Aim:
Would you copy the records below, exactly and only from their first line through the line containing "import seaborn as sns", without any pictures?

Provided entries:
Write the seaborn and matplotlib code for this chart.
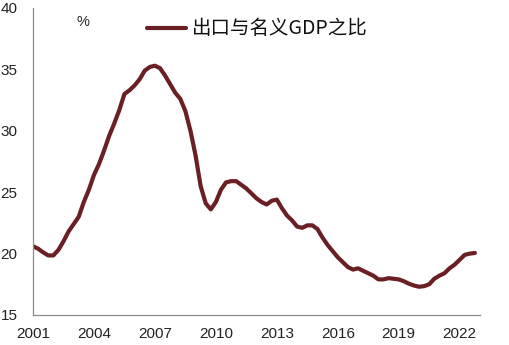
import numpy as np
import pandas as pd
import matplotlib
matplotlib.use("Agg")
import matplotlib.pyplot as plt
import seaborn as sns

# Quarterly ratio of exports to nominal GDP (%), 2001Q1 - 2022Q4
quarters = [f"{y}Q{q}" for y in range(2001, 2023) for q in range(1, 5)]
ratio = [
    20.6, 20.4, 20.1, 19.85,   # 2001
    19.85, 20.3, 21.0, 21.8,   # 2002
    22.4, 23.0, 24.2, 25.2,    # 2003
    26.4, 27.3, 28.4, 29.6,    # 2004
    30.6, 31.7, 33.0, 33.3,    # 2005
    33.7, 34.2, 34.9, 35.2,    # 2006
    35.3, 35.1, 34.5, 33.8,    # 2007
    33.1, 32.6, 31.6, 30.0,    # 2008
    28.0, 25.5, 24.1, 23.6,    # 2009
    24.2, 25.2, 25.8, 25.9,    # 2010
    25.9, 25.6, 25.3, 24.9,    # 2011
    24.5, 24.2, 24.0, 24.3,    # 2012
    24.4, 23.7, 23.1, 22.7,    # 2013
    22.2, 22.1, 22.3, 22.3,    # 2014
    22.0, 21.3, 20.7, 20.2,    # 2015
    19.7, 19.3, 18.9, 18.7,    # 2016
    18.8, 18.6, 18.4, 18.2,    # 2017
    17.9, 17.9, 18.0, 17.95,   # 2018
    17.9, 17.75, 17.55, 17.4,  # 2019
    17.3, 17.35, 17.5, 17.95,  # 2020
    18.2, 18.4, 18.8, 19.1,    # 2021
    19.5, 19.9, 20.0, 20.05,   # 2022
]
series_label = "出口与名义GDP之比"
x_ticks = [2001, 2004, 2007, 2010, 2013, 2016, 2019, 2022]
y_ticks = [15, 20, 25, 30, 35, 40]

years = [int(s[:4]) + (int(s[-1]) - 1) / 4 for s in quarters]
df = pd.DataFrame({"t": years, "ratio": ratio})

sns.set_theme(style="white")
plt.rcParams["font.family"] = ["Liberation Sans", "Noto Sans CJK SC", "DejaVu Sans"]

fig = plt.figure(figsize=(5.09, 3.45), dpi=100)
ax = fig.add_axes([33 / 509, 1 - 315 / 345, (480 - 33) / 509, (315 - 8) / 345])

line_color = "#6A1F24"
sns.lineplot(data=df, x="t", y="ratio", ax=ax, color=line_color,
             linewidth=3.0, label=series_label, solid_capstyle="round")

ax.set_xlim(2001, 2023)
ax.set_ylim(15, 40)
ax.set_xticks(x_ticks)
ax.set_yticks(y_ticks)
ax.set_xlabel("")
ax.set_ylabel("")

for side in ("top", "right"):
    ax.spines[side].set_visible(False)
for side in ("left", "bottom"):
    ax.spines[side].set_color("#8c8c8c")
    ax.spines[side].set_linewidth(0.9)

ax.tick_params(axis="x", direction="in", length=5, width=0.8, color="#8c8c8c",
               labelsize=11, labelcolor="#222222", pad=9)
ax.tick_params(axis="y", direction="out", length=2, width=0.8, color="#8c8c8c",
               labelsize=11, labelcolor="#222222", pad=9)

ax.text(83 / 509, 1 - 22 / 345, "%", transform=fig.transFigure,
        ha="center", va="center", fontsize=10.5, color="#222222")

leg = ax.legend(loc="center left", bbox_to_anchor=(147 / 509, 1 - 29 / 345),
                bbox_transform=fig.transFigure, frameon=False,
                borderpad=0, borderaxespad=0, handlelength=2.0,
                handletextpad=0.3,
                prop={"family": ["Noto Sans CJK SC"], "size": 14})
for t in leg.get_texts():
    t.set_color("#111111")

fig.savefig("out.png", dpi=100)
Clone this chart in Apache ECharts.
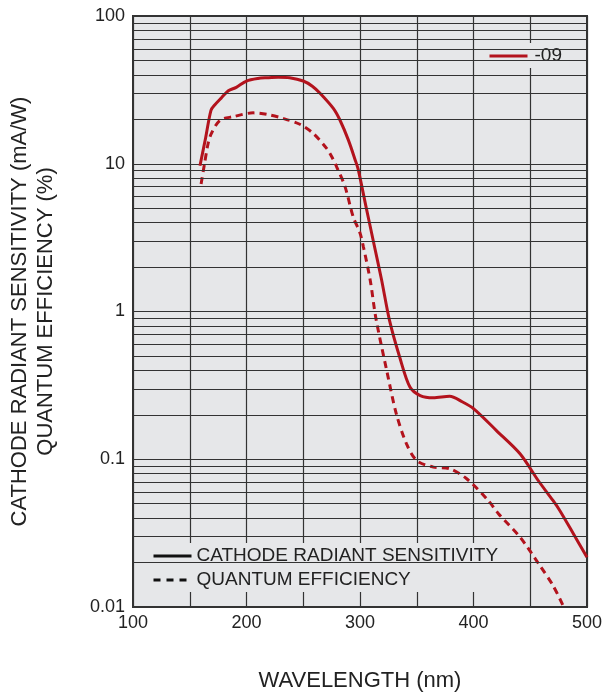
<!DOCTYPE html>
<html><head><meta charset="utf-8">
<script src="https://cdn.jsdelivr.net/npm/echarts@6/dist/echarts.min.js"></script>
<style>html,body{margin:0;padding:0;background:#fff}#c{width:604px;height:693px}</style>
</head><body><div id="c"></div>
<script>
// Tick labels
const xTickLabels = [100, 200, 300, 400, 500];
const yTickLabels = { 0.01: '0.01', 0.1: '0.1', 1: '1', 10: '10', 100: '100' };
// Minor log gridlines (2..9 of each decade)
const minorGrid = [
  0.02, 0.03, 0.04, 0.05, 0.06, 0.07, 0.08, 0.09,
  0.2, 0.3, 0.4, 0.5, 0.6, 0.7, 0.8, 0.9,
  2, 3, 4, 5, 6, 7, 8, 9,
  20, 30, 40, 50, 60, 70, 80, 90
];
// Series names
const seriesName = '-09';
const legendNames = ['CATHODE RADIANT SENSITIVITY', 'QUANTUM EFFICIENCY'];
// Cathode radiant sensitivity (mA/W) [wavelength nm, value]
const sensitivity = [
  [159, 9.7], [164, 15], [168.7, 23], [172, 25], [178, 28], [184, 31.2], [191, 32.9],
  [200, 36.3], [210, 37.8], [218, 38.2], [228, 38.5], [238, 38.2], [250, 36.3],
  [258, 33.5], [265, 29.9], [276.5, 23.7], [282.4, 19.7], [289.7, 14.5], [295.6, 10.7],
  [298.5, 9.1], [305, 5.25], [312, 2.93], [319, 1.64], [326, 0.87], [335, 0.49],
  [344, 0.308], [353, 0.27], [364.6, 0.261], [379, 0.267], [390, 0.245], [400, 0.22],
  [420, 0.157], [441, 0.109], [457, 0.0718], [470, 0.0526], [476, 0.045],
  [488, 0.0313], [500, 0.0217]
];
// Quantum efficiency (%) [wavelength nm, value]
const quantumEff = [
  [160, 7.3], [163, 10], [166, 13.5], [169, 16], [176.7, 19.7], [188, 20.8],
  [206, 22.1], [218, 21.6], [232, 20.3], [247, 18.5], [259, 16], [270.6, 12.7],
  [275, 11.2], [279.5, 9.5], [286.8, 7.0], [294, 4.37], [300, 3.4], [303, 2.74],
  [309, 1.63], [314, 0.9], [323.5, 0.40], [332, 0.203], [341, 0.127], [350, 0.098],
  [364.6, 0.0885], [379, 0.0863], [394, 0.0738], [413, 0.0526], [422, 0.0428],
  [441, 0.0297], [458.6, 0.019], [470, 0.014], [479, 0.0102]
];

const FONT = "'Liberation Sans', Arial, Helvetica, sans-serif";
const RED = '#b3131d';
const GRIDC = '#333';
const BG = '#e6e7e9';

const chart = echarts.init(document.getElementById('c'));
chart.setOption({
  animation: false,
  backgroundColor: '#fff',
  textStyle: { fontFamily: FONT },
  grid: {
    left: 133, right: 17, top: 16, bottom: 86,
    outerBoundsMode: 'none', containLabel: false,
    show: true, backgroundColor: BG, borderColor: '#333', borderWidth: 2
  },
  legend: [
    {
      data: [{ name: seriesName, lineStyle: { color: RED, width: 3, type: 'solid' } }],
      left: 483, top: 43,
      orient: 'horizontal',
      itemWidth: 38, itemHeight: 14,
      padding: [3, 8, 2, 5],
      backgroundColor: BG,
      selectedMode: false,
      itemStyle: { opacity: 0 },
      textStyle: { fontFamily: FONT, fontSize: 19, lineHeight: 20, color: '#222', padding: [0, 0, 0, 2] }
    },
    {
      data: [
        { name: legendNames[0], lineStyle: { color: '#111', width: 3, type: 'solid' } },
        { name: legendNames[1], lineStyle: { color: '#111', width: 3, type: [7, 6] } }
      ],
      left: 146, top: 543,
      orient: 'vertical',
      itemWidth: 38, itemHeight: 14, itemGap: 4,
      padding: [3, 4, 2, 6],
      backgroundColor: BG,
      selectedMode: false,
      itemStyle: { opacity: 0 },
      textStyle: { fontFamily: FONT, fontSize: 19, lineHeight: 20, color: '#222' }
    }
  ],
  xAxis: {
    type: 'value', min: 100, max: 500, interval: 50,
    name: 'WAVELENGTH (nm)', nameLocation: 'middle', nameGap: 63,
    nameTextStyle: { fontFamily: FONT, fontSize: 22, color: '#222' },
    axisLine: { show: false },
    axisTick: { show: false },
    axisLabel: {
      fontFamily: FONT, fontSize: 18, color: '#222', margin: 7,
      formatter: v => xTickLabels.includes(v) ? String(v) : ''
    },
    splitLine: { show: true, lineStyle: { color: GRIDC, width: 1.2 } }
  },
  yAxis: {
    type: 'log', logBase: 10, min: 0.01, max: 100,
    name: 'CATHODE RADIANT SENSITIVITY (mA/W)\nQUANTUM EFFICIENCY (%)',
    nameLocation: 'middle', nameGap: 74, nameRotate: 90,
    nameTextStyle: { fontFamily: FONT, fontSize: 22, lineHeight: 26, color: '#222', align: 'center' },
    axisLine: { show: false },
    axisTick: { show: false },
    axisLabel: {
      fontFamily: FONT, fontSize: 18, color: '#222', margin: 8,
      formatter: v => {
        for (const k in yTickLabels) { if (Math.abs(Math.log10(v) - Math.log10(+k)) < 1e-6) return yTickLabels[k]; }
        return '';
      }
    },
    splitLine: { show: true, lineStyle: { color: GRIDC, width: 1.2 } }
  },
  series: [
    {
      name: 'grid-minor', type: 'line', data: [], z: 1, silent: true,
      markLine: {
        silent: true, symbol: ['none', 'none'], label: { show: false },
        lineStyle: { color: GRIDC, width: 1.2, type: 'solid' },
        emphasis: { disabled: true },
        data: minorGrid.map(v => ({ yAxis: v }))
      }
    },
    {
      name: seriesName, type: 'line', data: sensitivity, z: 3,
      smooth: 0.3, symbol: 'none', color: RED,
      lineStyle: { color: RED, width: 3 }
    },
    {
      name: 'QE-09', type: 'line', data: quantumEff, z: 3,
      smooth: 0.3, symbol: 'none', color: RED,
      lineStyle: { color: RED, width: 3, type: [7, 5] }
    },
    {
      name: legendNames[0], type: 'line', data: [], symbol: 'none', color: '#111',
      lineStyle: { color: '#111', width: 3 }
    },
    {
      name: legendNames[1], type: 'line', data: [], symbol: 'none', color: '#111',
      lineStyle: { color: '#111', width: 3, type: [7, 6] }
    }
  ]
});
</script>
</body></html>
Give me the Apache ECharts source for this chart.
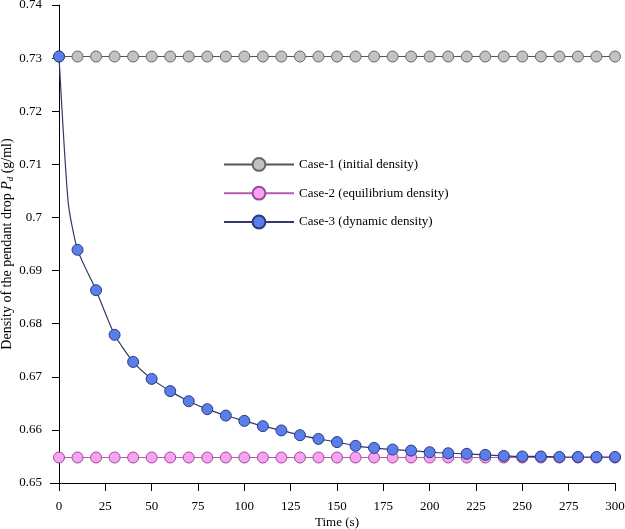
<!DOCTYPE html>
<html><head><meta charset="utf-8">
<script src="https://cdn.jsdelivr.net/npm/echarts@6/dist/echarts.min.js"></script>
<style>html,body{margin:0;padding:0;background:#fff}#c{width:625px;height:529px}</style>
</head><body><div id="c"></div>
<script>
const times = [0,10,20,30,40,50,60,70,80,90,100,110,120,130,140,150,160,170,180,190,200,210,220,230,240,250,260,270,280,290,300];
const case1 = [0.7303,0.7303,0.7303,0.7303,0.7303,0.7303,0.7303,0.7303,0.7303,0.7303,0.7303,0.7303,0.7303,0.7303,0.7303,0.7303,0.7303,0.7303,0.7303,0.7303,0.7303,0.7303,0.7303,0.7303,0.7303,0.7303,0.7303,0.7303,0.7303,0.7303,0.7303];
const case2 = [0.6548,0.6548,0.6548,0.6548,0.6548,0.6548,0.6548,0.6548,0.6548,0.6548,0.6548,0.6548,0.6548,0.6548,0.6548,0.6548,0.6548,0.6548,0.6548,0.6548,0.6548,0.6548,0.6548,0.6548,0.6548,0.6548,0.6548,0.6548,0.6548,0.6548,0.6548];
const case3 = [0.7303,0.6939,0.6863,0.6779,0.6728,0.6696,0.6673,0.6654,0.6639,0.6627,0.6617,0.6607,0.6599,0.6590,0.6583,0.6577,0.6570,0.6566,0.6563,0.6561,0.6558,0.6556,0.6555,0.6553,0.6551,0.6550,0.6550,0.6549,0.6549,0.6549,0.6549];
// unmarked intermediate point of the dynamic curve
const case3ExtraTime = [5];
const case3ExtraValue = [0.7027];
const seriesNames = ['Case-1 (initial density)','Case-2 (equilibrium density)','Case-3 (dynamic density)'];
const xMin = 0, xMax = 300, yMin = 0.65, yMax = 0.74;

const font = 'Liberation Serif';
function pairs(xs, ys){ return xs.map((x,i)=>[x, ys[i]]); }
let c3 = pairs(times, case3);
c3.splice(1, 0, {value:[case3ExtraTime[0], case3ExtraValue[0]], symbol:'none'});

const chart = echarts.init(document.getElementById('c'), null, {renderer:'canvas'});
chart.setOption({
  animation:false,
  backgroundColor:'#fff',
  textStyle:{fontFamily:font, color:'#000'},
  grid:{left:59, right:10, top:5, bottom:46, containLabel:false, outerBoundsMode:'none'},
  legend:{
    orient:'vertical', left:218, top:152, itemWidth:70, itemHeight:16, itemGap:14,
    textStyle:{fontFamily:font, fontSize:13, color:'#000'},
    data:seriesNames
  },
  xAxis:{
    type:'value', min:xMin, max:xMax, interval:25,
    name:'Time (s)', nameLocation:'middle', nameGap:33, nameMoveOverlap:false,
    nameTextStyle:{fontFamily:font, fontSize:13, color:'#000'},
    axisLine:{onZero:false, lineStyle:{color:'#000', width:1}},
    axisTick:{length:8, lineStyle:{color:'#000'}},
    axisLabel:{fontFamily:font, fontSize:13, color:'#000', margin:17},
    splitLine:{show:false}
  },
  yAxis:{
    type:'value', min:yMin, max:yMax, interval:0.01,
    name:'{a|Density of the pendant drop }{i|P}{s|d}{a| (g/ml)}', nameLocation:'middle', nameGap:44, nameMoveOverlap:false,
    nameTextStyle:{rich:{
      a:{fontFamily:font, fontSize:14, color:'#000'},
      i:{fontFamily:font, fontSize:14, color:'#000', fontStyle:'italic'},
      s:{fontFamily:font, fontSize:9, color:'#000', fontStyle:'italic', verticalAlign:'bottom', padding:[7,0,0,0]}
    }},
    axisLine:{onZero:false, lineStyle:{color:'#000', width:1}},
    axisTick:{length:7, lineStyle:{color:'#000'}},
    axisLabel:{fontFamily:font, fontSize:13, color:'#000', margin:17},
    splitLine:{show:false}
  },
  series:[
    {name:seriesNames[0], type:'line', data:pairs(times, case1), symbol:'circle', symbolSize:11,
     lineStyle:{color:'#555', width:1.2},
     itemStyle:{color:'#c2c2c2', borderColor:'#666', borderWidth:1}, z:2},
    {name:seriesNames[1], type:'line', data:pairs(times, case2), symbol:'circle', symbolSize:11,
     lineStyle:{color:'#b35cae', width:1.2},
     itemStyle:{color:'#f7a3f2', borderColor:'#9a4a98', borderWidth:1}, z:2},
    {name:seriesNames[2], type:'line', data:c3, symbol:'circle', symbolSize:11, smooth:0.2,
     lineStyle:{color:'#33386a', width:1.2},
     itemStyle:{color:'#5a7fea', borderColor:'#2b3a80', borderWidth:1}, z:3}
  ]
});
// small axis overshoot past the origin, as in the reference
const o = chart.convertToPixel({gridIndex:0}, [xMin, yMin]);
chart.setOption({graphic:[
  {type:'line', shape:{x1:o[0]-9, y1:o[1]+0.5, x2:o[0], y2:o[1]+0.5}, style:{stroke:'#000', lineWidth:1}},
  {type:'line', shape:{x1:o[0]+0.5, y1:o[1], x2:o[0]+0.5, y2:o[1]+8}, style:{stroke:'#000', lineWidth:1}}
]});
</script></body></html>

Completed exercise:
Write the seaborn and matplotlib code for this chart.
import numpy as np
import pandas as pd
import matplotlib
matplotlib.use("Agg")
import matplotlib.pyplot as plt
import seaborn as sns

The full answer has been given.